HTTPie https: Force TLS and Verify Certificates
The https command is HTTPie with the scheme forced to https, so https example.com requests over TLS.
HTTPie installs two entry points: http and https. They are the same program; https just defaults the URL scheme to TLS, saving you from typing the scheme.
What it does
https behaves exactly like http but assumes the https:// scheme when none is given. Certificate verification is on by default; --verify=no disables it and --verify <path> points at a custom CA bundle. --cert and --cert-key supply a client certificate for mutual TLS.
Common usage
https example.com/api/health
https --verify=no example.com/api # skip cert checking (test only)
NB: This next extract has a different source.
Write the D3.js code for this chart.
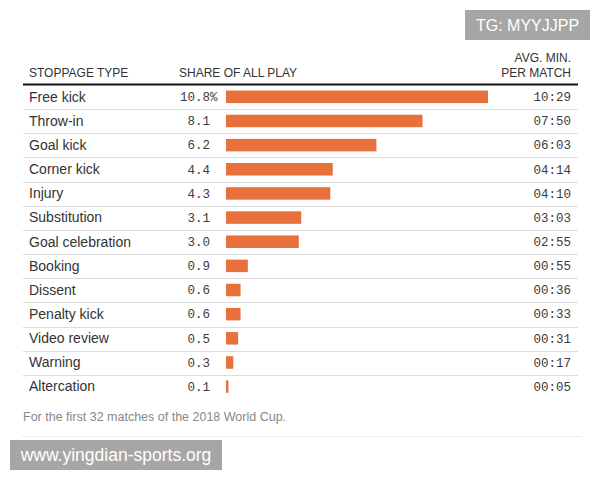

https --verify=/etc/ssl/ca.pem example.com/api
https --cert=client.pem --cert-key=client-key.pem example.com/apiOptions
| Flag | What it does |
|---|---|
| --verify=yes|no | Enable (default) or disable certificate verification |
| --verify=<path> | Use a custom CA bundle for verification |
| --cert=<file> | Client certificate for mutual TLS |
| --cert-key=<file> | Private key for the client certificate |
| --ssl=<version> | Force a TLS version, e.g. tls1.2 |
In CI
Prefer pointing --verify at the CA bundle over turning verification off. --verify=no hides real chain problems and only belongs against a throwaway self-signed test server.
Common errors in CI
http: error: SSLError: [SSL: CERTIFICATE_VERIFY_FAILED] certificate verify failed: unable to get local issuer certificate means the chain is incomplete or the CA is not trusted on the runner; supply the bundle via --verify. [SSL: CERTIFICATE_VERIFY_FAILED] ... self signed certificate means a self-signed cert without a trusted anchor. [SSL: WRONG_VERSION_NUMBER] usually means you spoke TLS to a plain-HTTP port.